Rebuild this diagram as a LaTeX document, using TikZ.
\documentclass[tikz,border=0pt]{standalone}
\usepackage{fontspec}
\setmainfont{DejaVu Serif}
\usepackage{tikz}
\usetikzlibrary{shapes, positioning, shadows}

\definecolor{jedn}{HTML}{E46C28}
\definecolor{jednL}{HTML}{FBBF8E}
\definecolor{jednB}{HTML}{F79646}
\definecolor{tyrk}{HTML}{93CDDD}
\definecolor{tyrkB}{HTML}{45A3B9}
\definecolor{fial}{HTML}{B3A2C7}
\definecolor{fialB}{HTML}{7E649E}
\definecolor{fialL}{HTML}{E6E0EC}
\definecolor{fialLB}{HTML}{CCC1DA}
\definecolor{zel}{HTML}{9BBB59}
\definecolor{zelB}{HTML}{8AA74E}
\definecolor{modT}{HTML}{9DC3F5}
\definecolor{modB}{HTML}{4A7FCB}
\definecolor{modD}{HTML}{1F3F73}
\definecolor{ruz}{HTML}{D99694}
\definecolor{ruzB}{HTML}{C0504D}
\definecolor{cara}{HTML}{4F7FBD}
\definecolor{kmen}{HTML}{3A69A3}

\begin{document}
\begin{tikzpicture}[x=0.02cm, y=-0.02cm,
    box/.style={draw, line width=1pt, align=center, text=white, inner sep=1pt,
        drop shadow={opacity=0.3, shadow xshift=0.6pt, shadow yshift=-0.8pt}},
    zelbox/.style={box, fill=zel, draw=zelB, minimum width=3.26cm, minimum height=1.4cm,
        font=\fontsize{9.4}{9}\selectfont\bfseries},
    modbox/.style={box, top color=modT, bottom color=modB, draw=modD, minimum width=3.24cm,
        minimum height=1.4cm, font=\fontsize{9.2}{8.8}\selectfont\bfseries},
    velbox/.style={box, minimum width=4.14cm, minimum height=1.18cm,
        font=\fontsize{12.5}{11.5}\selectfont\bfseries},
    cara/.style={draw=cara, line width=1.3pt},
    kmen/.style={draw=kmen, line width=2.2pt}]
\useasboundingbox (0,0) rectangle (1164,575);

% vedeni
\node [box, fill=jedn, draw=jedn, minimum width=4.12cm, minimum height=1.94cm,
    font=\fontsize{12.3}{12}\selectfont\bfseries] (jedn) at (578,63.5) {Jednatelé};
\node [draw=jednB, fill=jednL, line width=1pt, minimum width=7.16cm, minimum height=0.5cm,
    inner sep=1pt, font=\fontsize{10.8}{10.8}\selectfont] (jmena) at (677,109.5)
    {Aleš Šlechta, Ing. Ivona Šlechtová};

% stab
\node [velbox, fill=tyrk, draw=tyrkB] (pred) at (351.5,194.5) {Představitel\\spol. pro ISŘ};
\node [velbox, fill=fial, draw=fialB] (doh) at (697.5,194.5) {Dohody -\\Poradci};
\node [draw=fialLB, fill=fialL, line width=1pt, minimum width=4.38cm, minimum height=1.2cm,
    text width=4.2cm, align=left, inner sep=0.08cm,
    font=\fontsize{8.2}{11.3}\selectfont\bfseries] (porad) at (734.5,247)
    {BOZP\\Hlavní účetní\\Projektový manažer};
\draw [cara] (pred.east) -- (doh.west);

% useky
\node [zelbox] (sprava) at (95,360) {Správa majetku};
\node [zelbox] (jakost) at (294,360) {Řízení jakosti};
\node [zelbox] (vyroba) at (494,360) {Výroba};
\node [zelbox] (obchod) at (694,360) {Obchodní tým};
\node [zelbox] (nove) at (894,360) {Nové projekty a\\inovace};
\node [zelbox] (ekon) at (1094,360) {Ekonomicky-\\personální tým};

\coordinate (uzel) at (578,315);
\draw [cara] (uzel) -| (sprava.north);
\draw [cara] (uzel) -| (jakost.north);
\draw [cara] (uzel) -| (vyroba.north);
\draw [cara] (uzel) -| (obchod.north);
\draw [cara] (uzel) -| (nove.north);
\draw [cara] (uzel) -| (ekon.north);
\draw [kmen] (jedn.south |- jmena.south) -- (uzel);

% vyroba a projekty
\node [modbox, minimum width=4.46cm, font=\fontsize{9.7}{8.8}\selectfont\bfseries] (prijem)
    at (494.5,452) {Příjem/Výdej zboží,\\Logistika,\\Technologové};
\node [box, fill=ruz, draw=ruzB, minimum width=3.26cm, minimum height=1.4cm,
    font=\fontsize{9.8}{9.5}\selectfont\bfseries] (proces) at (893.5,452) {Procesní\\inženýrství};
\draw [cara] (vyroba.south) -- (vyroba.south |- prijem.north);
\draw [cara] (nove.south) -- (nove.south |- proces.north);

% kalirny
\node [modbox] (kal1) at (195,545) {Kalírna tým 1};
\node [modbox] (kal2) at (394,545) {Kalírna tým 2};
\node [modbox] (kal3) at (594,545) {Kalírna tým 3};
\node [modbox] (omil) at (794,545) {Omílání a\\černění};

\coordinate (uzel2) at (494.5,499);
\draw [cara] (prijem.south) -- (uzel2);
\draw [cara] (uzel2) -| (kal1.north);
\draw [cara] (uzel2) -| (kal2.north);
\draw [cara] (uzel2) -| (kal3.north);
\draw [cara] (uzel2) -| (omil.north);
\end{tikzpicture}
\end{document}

**********

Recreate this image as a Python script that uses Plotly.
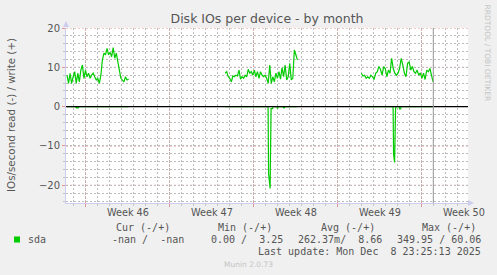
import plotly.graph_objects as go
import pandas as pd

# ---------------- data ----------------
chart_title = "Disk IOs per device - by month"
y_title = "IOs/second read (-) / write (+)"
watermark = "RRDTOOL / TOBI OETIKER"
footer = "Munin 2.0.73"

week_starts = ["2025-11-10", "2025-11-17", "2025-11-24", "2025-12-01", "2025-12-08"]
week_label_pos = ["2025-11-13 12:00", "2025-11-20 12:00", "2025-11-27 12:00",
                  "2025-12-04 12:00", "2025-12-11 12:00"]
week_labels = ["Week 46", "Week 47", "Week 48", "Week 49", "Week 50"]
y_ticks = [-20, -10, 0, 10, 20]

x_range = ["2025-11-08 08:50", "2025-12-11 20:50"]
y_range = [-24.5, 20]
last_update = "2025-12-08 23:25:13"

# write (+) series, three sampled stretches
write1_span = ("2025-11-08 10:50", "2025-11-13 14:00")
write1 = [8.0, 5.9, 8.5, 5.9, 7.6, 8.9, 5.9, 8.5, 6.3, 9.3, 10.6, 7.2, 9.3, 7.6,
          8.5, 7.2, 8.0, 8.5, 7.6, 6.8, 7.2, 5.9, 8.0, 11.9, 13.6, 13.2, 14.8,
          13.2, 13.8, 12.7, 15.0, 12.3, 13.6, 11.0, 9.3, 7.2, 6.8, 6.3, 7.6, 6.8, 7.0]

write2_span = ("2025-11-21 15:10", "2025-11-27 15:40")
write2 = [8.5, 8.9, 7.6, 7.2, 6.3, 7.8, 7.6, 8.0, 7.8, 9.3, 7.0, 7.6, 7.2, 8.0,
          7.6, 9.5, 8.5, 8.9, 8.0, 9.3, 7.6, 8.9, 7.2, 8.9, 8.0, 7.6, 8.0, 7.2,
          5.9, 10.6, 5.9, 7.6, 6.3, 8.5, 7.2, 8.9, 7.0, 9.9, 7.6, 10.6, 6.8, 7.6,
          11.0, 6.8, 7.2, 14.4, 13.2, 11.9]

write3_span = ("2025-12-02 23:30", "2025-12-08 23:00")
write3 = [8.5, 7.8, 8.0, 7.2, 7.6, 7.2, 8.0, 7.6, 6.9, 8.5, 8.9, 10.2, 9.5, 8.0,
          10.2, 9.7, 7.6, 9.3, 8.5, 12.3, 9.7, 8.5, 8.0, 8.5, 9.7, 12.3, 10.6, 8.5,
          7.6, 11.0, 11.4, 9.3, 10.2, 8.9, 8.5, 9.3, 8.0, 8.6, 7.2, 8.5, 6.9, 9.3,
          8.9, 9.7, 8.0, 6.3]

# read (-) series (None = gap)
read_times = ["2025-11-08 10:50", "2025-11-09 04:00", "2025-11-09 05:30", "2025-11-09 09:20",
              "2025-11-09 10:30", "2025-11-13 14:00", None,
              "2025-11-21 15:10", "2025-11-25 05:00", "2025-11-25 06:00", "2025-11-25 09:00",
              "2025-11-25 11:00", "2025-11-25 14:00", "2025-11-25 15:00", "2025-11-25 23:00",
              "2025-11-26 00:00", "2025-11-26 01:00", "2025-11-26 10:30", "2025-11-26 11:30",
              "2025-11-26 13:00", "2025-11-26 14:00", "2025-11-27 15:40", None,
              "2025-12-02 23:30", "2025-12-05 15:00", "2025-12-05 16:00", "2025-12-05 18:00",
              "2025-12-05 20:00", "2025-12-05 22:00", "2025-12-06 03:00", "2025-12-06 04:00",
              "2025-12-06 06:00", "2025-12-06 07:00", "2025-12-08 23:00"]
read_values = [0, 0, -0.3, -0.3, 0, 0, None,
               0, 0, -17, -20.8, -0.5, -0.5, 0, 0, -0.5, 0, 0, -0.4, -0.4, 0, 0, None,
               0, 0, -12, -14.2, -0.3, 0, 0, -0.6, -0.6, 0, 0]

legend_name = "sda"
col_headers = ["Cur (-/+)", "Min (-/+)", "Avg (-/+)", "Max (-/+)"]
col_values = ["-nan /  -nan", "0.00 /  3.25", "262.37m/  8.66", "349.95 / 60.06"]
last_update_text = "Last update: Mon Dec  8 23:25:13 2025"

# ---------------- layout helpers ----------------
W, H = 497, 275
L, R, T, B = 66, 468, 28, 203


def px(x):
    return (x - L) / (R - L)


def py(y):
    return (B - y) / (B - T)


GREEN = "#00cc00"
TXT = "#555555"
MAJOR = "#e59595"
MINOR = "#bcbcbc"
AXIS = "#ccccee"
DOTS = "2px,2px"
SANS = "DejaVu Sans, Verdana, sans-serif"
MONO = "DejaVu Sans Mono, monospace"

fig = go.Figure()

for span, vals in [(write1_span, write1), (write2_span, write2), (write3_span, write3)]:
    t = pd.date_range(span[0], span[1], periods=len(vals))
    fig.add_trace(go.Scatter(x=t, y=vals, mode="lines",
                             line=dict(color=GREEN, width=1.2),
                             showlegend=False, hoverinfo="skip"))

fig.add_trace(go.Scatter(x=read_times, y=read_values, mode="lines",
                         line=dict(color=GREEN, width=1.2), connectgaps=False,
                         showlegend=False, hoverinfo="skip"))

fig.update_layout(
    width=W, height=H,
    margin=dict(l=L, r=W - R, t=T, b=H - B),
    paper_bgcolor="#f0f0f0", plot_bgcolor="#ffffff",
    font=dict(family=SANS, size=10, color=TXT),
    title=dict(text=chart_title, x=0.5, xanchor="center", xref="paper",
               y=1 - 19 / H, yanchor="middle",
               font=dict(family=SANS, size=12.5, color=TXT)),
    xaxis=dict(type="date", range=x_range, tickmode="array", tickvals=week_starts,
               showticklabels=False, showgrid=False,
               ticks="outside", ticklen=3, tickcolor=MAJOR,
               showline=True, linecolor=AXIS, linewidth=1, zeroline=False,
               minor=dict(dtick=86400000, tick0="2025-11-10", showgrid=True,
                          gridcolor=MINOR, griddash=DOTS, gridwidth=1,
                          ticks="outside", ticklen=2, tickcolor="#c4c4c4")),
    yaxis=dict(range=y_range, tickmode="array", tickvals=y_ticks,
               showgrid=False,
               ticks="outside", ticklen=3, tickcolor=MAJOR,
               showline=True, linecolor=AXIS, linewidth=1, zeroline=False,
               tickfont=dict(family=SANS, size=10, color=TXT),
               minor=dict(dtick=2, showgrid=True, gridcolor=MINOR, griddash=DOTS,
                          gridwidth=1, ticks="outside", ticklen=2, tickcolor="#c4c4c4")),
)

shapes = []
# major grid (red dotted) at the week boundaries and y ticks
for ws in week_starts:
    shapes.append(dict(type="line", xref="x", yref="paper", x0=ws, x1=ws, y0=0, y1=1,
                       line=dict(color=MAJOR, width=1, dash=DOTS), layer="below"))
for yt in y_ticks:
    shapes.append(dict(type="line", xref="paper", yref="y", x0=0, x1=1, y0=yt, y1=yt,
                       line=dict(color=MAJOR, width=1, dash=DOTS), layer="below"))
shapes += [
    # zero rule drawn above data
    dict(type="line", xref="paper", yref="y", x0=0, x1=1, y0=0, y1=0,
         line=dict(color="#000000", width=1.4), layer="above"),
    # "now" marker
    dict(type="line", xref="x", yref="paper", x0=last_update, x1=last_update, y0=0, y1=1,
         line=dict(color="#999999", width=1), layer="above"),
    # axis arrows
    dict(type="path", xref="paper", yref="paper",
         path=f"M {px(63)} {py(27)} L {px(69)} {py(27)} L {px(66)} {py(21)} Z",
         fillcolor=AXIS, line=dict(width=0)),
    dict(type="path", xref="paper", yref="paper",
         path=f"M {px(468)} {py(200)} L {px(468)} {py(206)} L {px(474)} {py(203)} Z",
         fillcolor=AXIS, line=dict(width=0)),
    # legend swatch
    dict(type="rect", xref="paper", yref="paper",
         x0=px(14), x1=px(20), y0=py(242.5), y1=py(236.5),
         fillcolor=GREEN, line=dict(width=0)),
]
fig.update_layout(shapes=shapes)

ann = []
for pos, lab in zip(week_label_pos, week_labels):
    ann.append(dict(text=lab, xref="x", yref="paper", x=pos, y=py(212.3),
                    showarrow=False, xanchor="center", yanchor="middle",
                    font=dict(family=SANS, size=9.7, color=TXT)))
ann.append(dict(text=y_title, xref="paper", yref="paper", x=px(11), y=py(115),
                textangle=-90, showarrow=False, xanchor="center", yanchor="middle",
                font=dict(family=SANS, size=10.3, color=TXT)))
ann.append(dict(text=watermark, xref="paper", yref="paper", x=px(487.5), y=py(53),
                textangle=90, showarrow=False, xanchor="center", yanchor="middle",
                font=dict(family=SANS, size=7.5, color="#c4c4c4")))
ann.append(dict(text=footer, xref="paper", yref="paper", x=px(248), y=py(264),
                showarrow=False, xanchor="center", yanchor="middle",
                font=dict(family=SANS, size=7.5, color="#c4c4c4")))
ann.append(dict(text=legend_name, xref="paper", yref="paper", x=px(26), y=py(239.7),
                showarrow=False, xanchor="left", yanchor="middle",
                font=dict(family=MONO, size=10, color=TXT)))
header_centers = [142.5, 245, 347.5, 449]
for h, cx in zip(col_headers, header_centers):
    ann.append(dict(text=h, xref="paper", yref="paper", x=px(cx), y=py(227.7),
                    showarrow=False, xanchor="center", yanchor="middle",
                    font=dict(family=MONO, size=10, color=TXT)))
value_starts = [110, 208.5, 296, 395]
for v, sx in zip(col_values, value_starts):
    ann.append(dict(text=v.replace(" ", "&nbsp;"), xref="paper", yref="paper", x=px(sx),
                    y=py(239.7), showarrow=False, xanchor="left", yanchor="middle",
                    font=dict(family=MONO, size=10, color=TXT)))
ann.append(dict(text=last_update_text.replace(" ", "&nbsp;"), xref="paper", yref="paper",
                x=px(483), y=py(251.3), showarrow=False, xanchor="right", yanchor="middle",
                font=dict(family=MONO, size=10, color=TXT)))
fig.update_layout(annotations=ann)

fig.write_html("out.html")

**********

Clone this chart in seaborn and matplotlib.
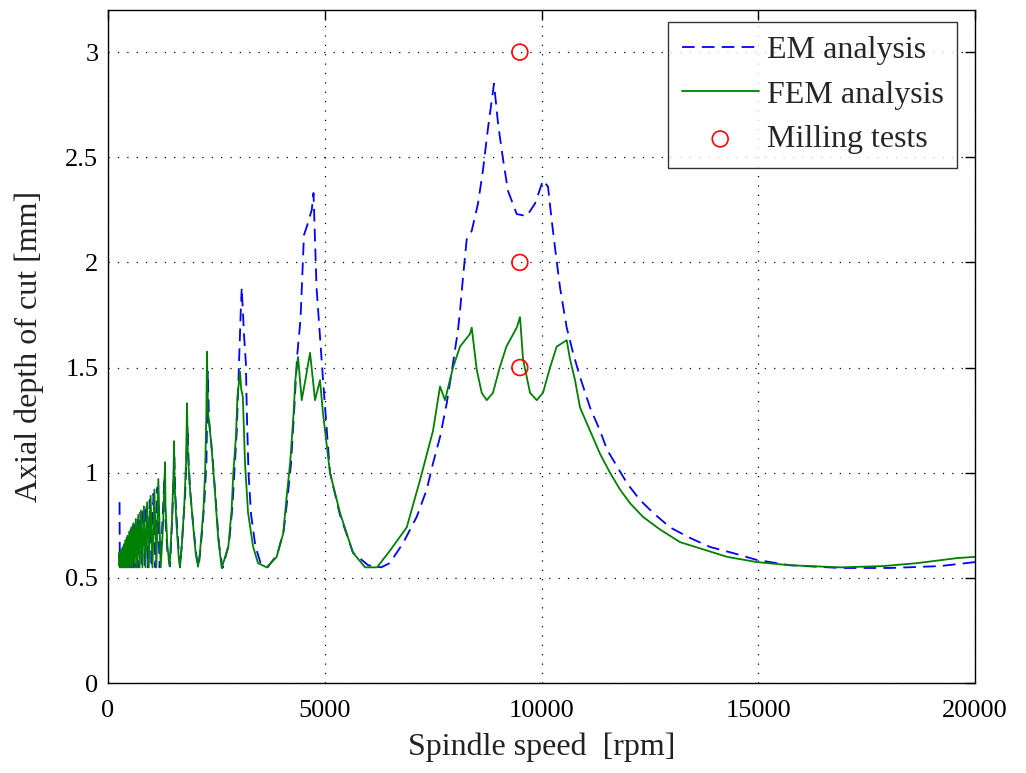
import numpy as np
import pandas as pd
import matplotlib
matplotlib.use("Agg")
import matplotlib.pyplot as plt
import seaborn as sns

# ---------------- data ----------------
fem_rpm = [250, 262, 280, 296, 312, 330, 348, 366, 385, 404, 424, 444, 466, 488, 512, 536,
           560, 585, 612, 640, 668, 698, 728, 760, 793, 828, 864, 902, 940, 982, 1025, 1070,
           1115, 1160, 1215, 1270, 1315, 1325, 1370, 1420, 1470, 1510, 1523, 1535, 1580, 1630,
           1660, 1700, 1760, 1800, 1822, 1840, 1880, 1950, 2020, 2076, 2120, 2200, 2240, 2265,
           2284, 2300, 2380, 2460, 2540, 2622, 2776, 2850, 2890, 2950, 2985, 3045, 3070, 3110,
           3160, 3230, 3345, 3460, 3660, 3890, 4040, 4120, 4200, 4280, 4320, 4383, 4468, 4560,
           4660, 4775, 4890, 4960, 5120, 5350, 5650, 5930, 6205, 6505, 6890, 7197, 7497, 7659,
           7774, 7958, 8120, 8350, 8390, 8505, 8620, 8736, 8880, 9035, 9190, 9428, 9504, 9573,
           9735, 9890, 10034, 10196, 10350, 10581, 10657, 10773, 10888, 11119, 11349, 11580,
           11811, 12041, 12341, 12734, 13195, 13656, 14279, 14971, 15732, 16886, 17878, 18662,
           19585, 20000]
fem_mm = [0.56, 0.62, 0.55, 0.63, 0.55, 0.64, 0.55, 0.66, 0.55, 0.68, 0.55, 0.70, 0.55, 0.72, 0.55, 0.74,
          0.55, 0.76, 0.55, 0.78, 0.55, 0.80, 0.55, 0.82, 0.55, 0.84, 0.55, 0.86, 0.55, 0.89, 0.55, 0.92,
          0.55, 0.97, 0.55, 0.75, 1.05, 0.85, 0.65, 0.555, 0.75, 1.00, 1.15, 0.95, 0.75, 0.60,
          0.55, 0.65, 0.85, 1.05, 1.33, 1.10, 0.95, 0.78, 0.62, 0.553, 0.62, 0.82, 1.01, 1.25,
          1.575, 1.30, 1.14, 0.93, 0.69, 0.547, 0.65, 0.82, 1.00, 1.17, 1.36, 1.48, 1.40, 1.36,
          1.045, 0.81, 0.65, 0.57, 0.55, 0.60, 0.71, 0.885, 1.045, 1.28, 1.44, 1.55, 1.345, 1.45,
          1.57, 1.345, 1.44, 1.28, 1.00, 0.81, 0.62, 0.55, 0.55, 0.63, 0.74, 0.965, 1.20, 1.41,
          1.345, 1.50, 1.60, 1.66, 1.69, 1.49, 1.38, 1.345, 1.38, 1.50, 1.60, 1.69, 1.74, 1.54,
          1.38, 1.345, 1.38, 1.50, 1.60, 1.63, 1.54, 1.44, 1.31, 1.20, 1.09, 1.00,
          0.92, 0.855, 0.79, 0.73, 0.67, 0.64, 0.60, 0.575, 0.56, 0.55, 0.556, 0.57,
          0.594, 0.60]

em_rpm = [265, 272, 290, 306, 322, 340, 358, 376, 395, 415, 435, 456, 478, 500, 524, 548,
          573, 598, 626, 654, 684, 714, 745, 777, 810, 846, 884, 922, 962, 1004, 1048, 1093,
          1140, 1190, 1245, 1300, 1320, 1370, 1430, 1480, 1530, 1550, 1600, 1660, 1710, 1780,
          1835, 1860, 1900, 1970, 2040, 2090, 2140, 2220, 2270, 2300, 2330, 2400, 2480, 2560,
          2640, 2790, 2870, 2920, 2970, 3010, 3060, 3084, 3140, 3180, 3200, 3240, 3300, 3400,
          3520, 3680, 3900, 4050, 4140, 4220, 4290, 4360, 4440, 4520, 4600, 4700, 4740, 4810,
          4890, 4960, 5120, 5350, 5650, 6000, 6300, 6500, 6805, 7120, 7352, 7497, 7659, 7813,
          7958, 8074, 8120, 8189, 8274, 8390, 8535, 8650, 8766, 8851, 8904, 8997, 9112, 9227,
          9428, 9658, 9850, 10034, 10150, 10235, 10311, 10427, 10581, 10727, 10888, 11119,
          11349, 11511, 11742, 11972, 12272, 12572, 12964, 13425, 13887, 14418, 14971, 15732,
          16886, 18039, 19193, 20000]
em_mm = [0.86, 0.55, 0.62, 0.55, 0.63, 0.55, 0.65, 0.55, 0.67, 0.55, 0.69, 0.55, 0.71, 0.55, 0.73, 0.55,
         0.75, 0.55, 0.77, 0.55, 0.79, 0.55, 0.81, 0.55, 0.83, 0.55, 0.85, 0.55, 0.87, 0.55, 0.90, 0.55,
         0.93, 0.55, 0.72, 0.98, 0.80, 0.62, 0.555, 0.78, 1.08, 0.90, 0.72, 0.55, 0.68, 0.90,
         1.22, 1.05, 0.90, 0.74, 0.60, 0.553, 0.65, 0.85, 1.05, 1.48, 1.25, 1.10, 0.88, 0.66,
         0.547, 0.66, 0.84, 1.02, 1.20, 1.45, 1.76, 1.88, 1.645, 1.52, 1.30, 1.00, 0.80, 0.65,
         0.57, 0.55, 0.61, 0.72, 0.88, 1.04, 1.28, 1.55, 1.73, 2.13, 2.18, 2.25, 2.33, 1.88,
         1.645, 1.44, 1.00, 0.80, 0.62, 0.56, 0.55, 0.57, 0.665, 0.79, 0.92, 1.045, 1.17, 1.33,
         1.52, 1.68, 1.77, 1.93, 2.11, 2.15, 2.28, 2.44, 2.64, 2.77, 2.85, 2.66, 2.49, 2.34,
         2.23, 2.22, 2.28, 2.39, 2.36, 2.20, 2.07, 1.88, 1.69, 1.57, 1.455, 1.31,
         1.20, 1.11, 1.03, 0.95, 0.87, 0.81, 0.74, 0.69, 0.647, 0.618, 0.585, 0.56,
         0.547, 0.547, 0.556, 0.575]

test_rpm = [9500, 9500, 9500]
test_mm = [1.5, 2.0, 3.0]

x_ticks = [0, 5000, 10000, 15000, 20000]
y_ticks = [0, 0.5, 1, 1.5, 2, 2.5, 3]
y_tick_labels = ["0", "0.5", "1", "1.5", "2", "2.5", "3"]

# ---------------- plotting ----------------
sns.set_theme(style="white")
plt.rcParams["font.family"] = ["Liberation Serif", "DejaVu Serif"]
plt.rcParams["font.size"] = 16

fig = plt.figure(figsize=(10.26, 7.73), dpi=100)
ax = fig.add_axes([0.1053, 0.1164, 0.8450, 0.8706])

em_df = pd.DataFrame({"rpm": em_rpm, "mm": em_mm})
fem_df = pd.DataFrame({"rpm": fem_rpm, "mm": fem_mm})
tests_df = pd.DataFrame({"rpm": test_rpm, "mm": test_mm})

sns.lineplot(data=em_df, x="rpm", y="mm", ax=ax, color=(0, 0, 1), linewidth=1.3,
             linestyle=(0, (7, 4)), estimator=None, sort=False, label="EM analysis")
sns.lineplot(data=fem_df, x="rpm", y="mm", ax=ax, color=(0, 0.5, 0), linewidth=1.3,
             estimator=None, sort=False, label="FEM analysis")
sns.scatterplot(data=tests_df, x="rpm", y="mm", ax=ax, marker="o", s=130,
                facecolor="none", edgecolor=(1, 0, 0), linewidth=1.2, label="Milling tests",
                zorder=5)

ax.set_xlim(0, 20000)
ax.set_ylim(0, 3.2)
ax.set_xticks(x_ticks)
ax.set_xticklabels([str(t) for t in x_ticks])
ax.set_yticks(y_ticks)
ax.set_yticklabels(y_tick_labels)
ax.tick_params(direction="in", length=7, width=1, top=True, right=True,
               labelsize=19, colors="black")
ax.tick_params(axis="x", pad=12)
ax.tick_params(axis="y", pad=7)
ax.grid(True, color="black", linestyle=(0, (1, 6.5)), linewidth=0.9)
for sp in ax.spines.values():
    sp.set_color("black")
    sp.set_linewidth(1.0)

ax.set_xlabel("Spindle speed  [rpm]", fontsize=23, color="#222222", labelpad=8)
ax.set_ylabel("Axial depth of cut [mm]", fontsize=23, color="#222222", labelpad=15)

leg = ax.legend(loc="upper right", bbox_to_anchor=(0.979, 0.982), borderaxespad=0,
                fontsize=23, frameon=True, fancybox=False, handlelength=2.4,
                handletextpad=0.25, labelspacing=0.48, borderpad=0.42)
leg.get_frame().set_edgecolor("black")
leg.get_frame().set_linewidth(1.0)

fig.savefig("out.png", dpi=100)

**********

● **THE TASK**
Pull out all lines from the entries above in which the word "matplotlib" appears.

● **RESULT BELOW**
Clone this chart in seaborn and matplotlib.
import matplotlib
matplotlib.use("Agg")
import matplotlib.pyplot as plt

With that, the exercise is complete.